It is important to be academic about this assessment and not assume that what appears to be the silence of the majority of Muslims equates to agreement with the Islamist leadership who exerts a stranglehold over the community. We are doing our national counterterrorism efforts and Muslims a disservice if we assume that the ‘lowest hanging fruit,’ which comprise all currently Islamist organizations (CAIR, MPAC, or ISNA - to name a few) and their proportionally limited membership speak for all American Muslims. Their silence on the need for reformation and the need for Muslims to lead an anti-Islamist effort from within our faith community represents their own Islamist agenda of the members and donors but does not represent the general Muslim population.

In debate, it can become easy to lose the focus of the argument when resorting to criticism based on identity rather than on ideology. For example, so many Islamists locally and nationally resort to attempting to demonize me as an individual rather than deal with my anti-Islamist ideas as a Muslim and as an American. Our Islamist enemy dreams about uniting all Muslims under one nation—the transnational Muslim ummah. To declare our ideological battle against Islam is to hand them the easiest tool toward that unification (ummah-tization) strategy for which they dream and to dismiss our most potent weapon against the jihadists—anti-Islamist Muslims who can lead a counter-jihad from within the Islamic community.

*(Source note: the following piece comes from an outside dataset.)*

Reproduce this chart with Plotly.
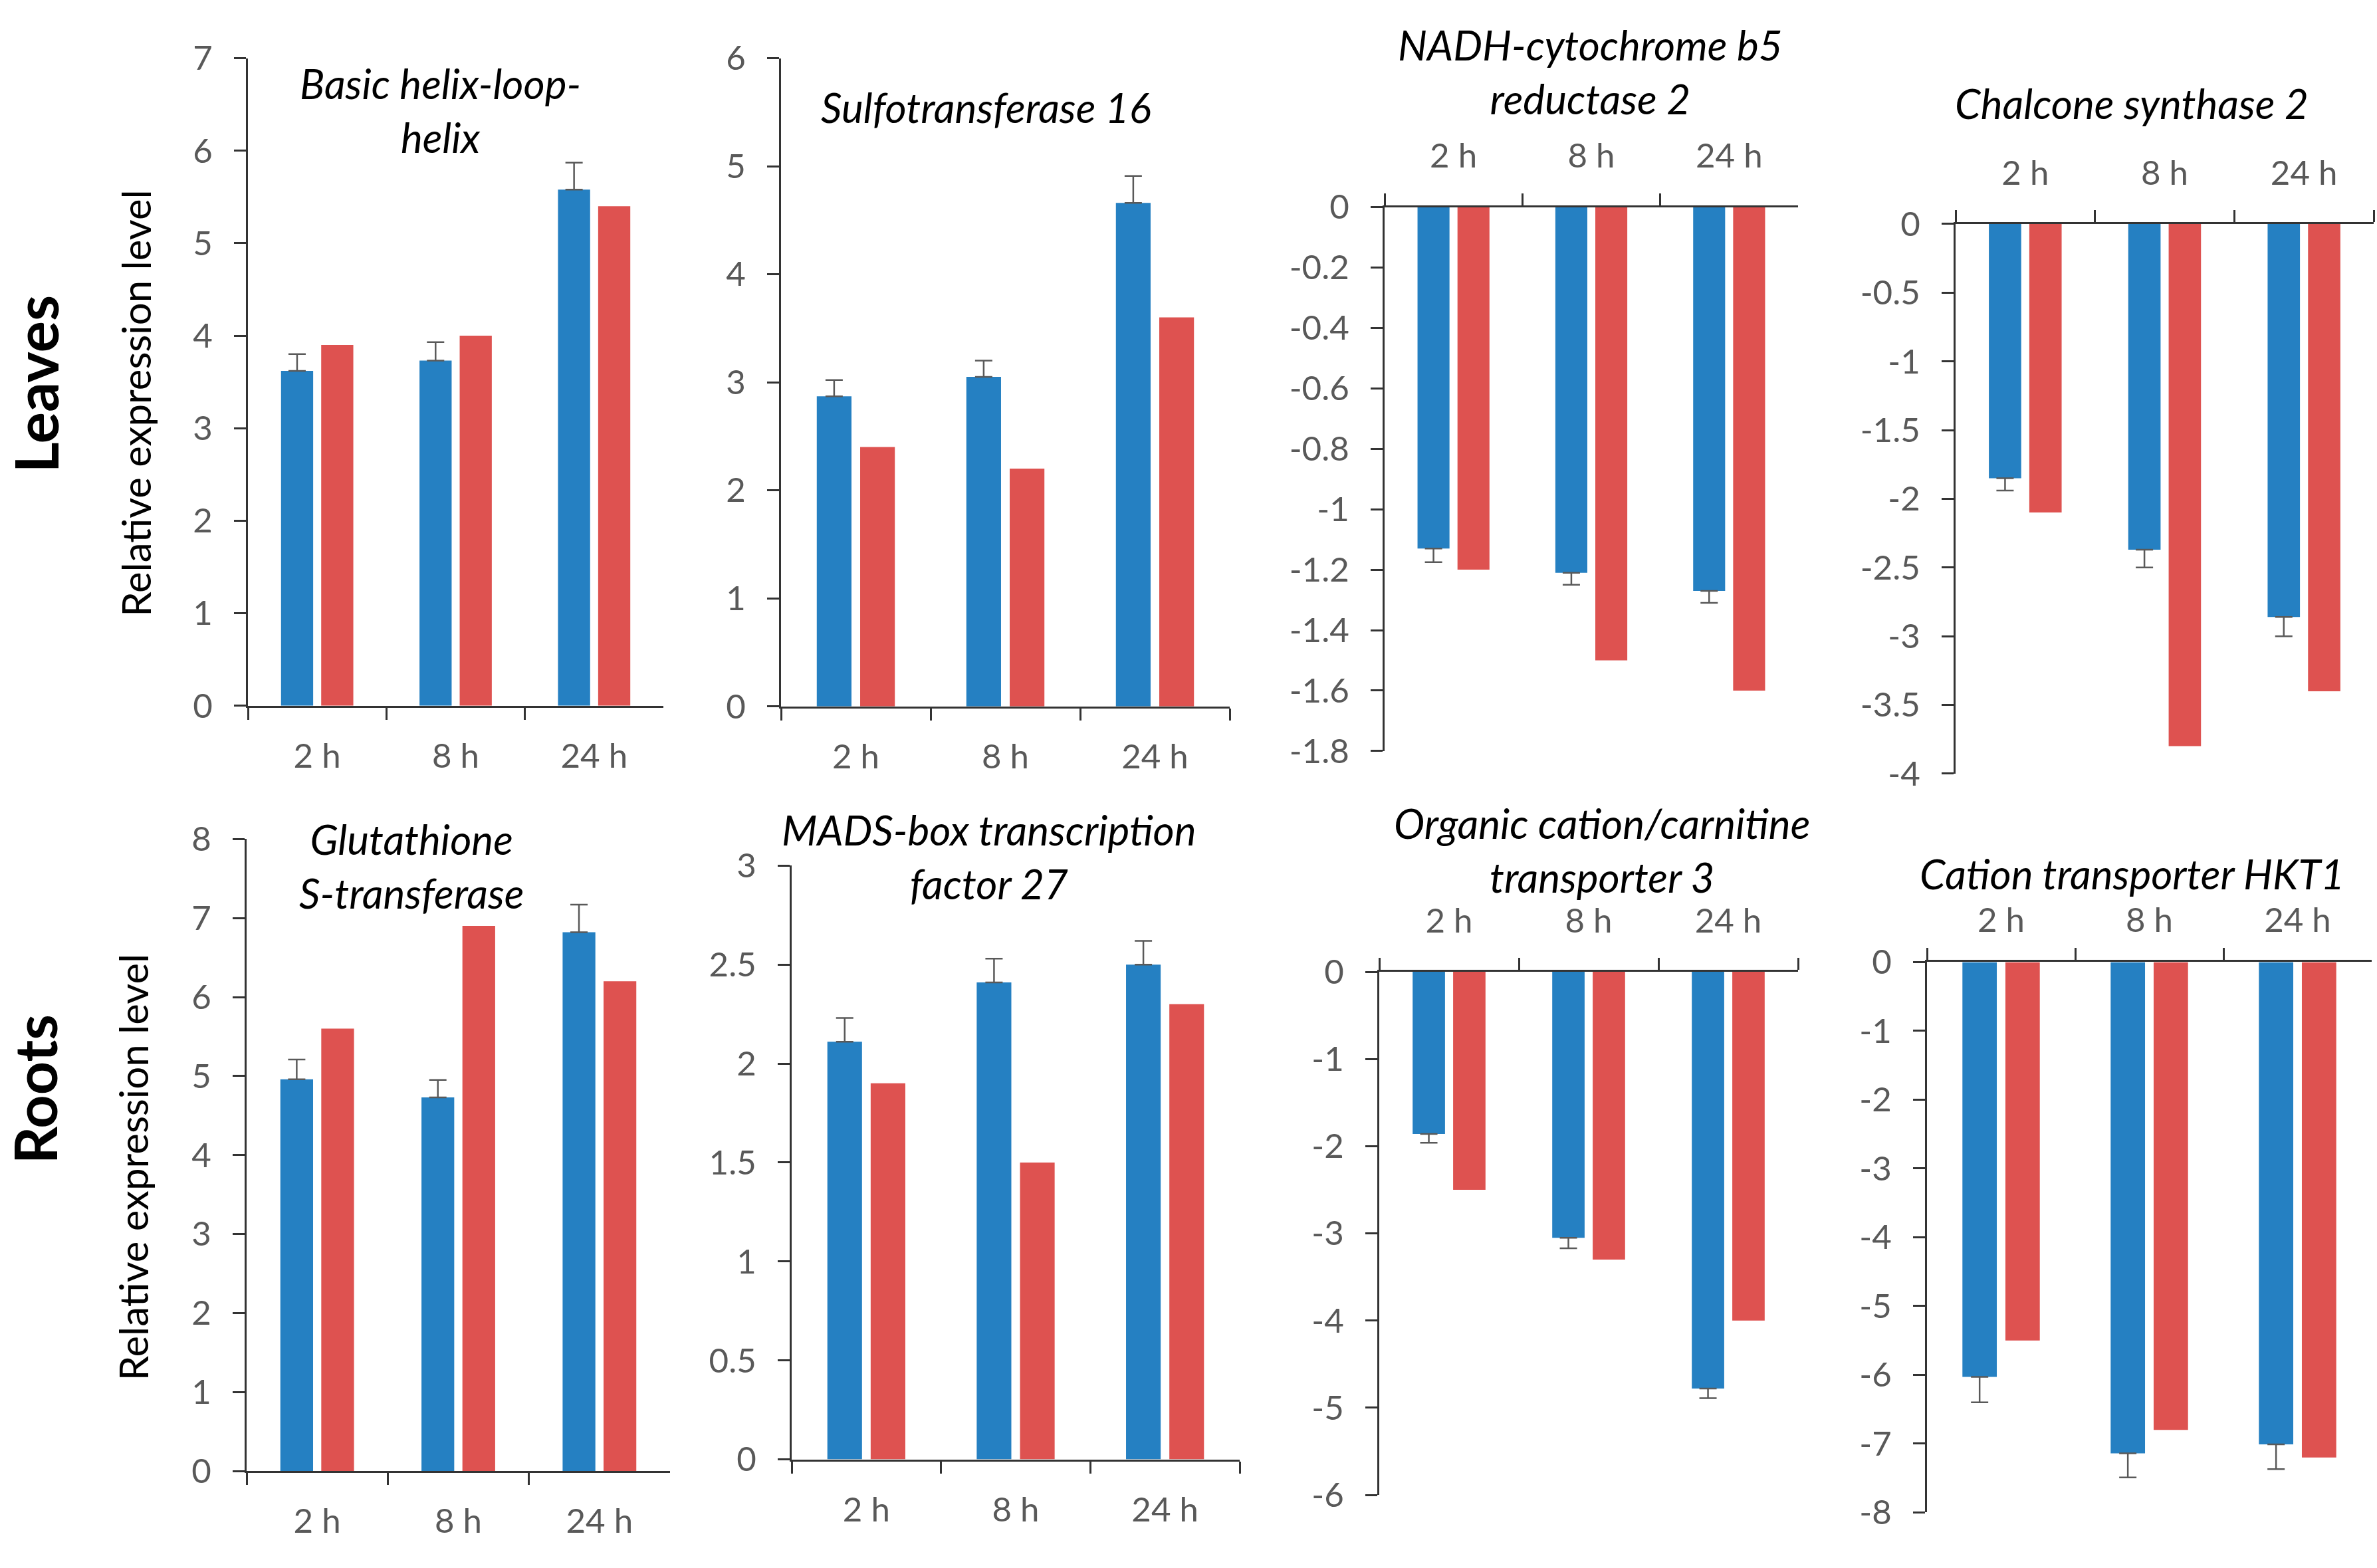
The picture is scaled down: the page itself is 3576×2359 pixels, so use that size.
import plotly.graph_objects as go

# ---------------- data ----------------
categories = ["2 h", "8 h", "24 h"]

titles = [
    "Basic helix-loop-<br>helix",
    "Sulfotransferase 16",
    "NADH-cytochrome b5<br>reductase 2",
    "Chalcone synthase 2",
    "Glutathione<br>S-transferase",
    "MADS-box transcription<br>factor 27",
    "Organic cation/carnitine<br>transporter 3",
    "Cation transporter HKT1",
]

# leaves
bhlh_blue = [3.62, 3.73, 5.58]
bhlh_err = [0.18, 0.20, 0.29]
bhlh_red = [3.9, 4.0, 5.4]

sult_blue = [2.87, 3.05, 4.66]
sult_err = [0.15, 0.15, 0.25]
sult_red = [2.4, 2.2, 3.6]

nadh_blue = [-1.13, -1.21, -1.27]
nadh_err = [0.045, 0.04, 0.04]
nadh_red = [-1.2, -1.5, -1.6]

chs_blue = [-1.85, -2.37, -2.86]
chs_err = [0.09, 0.13, 0.14]
chs_red = [-2.1, -3.8, -3.4]

# roots
gst_blue = [4.96, 4.73, 6.82]
gst_err = [0.25, 0.22, 0.35]
gst_red = [5.6, 6.9, 6.2]

mads_blue = [2.11, 2.41, 2.50]
mads_err = [0.12, 0.12, 0.12]
mads_red = [1.9, 1.5, 2.3]

oct_blue = [-1.86, -3.05, -4.78]
oct_err = [0.10, 0.12, 0.11]
oct_red = [-2.5, -3.3, -4.0]

hkt_blue = [-6.03, -7.14, -7.01]
hkt_err = [0.37, 0.35, 0.36]
hkt_red = [-5.5, -6.8, -7.2]

# y tick values / labels
ticks_bhlh = [0, 1, 2, 3, 4, 5, 6, 7]
labels_bhlh = ["0", "1", "2", "3", "4", "5", "6", "7"]
ticks_sult = [0, 1, 2, 3, 4, 5, 6]
labels_sult = ["0", "1", "2", "3", "4", "5", "6"]
ticks_nadh = [0, -0.2, -0.4, -0.6, -0.8, -1.0, -1.2, -1.4, -1.6, -1.8]
labels_nadh = ["0", "-0.2", "-0.4", "-0.6", "-0.8", "-1", "-1.2", "-1.4", "-1.6", "-1.8"]
ticks_chs = [0, -0.5, -1, -1.5, -2, -2.5, -3, -3.5, -4]
labels_chs = ["0", "-0.5", "-1", "-1.5", "-2", "-2.5", "-3", "-3.5", "-4"]
ticks_gst = [0, 1, 2, 3, 4, 5, 6, 7, 8]
labels_gst = ["0", "1", "2", "3", "4", "5", "6", "7", "8"]
ticks_mads = [0, 0.5, 1, 1.5, 2, 2.5, 3]
labels_mads = ["0", "0.5", "1", "1.5", "2", "2.5", "3"]
ticks_oct = [0, -1, -2, -3, -4, -5, -6]
labels_oct = ["0", "-1", "-2", "-3", "-4", "-5", "-6"]
ticks_hkt = [0, -1, -2, -3, -4, -5, -6, -7, -8]
labels_hkt = ["0", "-1", "-2", "-3", "-4", "-5", "-6", "-7", "-8"]

# ---------------- layout (pixel geometry) ----------------
W, H = 3576, 2359


def px(x):
    return x / W


def py(y):
    return 1 - y / H


panels = [
    dict(blue=bhlh_blue, err=bhlh_err, red=bhlh_red, rng=[0, 7], tv=ticks_bhlh, tt=labels_bhlh,
         xs=(373, 998), ys=(57, 1057), tpos=(662, 137), side="bottom", stand=29),
    dict(blue=sult_blue, err=sult_err, red=sult_red, rng=[0, 6], tv=ticks_sult, tt=labels_sult,
         xs=(1175, 1850), ys=(57, 1058), tpos=(1483, 132), side="bottom", stand=29),
    dict(blue=nadh_blue, err=nadh_err, red=nadh_red, rng=[-1.8, 0], tv=ticks_nadh, tt=labels_nadh,
         xs=(2083, 2705), ys=(287, 1127), tpos=(2392, 78), side="top", stand=36),
    dict(blue=chs_blue, err=chs_err, red=chs_red, rng=[-4, 0], tv=ticks_chs, tt=labels_chs,
         xs=(2942, 3571), ys=(313, 1162), tpos=(3207, 126), side="top", stand=36),
    dict(blue=gst_blue, err=gst_err, red=gst_red, rng=[0, 8], tv=ticks_gst, tt=labels_gst,
         xs=(371, 1008), ys=(1263, 2239), tpos=(619, 1304), side="bottom", stand=29),
    dict(blue=mads_blue, err=mads_err, red=mads_red, rng=[0, 3], tv=ticks_mads, tt=labels_mads,
         xs=(1191, 1865), ys=(1304, 2221), tpos=(1488, 1290), side="bottom", stand=29),
    dict(blue=oct_blue, err=oct_err, red=oct_red, rng=[-6, 0], tv=ticks_oct, tt=labels_oct,
         xs=(2075, 2705), ys=(1468, 2276), tpos=(2410, 1280), side="top", stand=36),
    dict(blue=hkt_blue, err=hkt_err, red=hkt_red, rng=[-8, 0], tv=ticks_hkt, tt=labels_hkt,
         xs=(2899, 3568), ys=(1453, 2303), tpos=(3207, 1316), side="top", stand=22),
]

BLUE = "#2580C2"
RED = "#DE5250"
AXIS = "#333333"
TICKTXT = "#595959"
FONT = "Lato, 'Open Sans', sans-serif"
TICK_SIZE = 51
TITLE_SIZE = 62

fig = go.Figure()
annotations = []

for i, p in enumerate(panels, start=1):
    xa = f"x{i}"
    ya = f"y{i}"
    neg = p["rng"][1] == 0 and p["rng"][0] < 0
    zeros = [0] * len(categories)
    err = dict(type="data", symmetric=False,
               array=zeros if neg else p["err"],
               arrayminus=p["err"] if neg else zeros,
               color="#595959", thickness=2.5, width=13)
    fig.add_trace(go.Bar(x=categories, y=p["blue"], marker=dict(color=BLUE, line=dict(width=0)),
                         error_y=err, xaxis=xa, yaxis=ya, showlegend=False))
    fig.add_trace(go.Bar(x=categories, y=p["red"], marker=dict(color=RED, line=dict(width=0)),
                         xaxis=xa, yaxis=ya, showlegend=False))

    key = "" if i == 1 else str(i)
    fig.layout[f"xaxis{key}"] = dict(
        type="category", categoryorder="array", categoryarray=categories,
        domain=[px(p["xs"][0]), px(p["xs"][1])], anchor=ya, side=p["side"],
        showline=True, linecolor=AXIS, linewidth=3,
        ticks="outside", tickson="boundaries", ticklen=18, tickwidth=3, tickcolor=AXIS,
        tickfont=dict(family=FONT, size=TICK_SIZE, color=TICKTXT),
        ticklabelstandoff=p["stand"],
        showgrid=False, zeroline=False, fixedrange=True,
    )
    fig.layout[f"yaxis{key}"] = dict(
        domain=[py(p["ys"][1]), py(p["ys"][0])], anchor=xa, range=p["rng"],
        tickmode="array", tickvals=p["tv"], ticktext=p["tt"],
        showline=True, linecolor=AXIS, linewidth=3,
        ticks="outside", ticklen=18, tickwidth=3, tickcolor=AXIS,
        tickfont=dict(family=FONT, size=TICK_SIZE, color=TICKTXT),
        ticklabelstandoff=22,
        showgrid=False, zeroline=False, fixedrange=True,
    )
    annotations.append(dict(
        text=f"<i>{titles[i - 1]}</i>", xref="paper", yref="paper",
        x=px(p["tpos"][0]), y=py(p["tpos"][1]), xanchor="center", yanchor="middle",
        showarrow=False, font=dict(family=FONT, size=TITLE_SIZE, color="black"),
    ))

# row labels and y titles
for text, xc, yc, size, bold in [
    ("Leaves", 54, 560, 89, True),
    ("Roots", 52, 1650, 88, True),
    ("Relative expression level", 204, 590, 60, False),
    ("Relative expression level", 200, 1770, 60, False),
]:
    annotations.append(dict(
        text=f"<b>{text}</b>" if bold else text, xref="paper", yref="paper",
        x=px(xc), y=py(yc), xanchor="center", yanchor="middle", textangle=-90,
        showarrow=False, font=dict(family=FONT, size=size, color="black"),
    ))

fig.update_layout(
    width=W, height=H, autosize=False,
    margin=dict(l=0, r=0, t=0, b=0),
    paper_bgcolor="white", plot_bgcolor="white",
    barmode="group", bargap=0.42, bargroupgap=0.2,
    annotations=annotations,
    font=dict(family=FONT),
)

fig.write_html("out.html", config={"displayModeBar": False},
               post_script="document.body.style.margin='0';")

Only anti-Islamists Muslims can de-ummahtize the Muslim community and articulate an Islam, which inspires morality but leaves national politics to the governments of our nations.

A shared moral tradition

For many non-Muslims engaged in the debate to accept the fact that Islam is not the problem, it stands to reason that they must first feel that Islam as practiced and held by Muslims fits into the predominant moral framework of American spirituality and values of the God of Abraham (a Judeo-Christian-Islamic morality, if you will). This is evidenced by the moral behaviors of the vast majority of Muslims in America and around the world. This morality certainly comes from God and for Muslims the faith of Islam is the source of it no different than Judaism or Christianity is for Jews and Christians.

Now, bring political Islam into this mix, and one is left with many questions. Is Islam compatible with democracy? Can Muslims separate mosque and state? Can Muslims be anti-theocratic? Can Muslim behavior and thought today be consistent with modernity while so many current Muslim legal constructs enacted in the name of sharia law seem not to be? How do Muslims reconcile their history of an empire ruled by a Muslim Caliphate, an empire which had varying rules for its citizens based upon faith with today’s more pluralistic universal laws of American society blind to one faith? How do Muslims reconcile the plight of women’s rights in ‘Muslim’ societies with their faith and the West? Those are just a few of the questions so many thoughtful writers have tried to answer since 9-11.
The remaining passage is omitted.